There you are, sifting through the LinkedIn ads, searching for the job of your dreams. You find that listing that speaks to you, and you get excited as you read through the list of responsibilities. You even start picturing yourself exceling at each task, getting promotion after promotion, becoming the next CEO…then, bam! You hit that long, seemingly endless list of requirements, including three unrealistically specific degrees, and one hundred years of experience – for an entry level position. You feel defeated. And maybe you shrug your shoulders and instead apply for a different job that only makes you feel “meh.”

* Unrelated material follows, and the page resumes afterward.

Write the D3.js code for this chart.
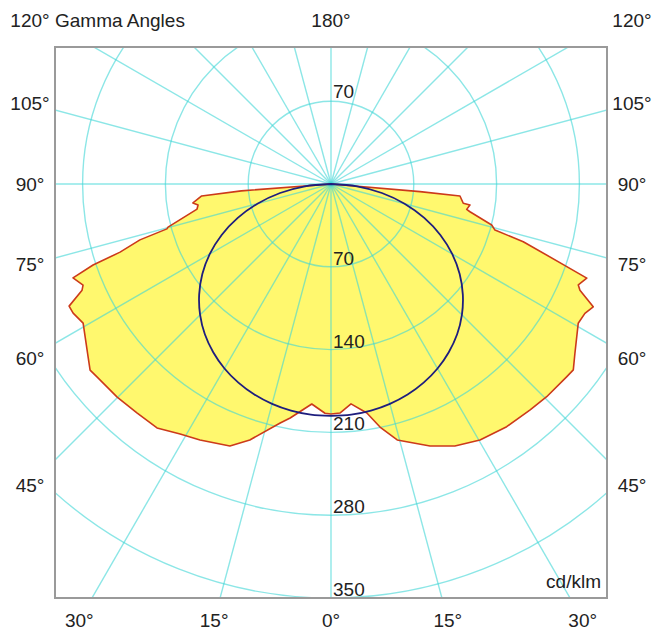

I’m here to tell you that the magical person who has all those qualifications does not exist. Perhaps those mile-long job requirements come about due to inexperienced human resources workers who have never written a job description before. Or maybe some employers are hoping to find the best and brightest pool of talent to dip into later by listing a million requirements. Either way, don’t let it discourage you from applying, and here’s a couple reasons why:

  • Interviewers are human. This means you can use your sparkling personality to win them over. Be personable and be yourself. People want to work with people who seem easy to get along with and who are excited about the job.
  • Your qualifications do not have to be so literal. Maybe you have never managed a team before. But I bet you have coached a co-worker through a tough time, or managed a project. Think through scenarios that relate to each qualification in the job posting.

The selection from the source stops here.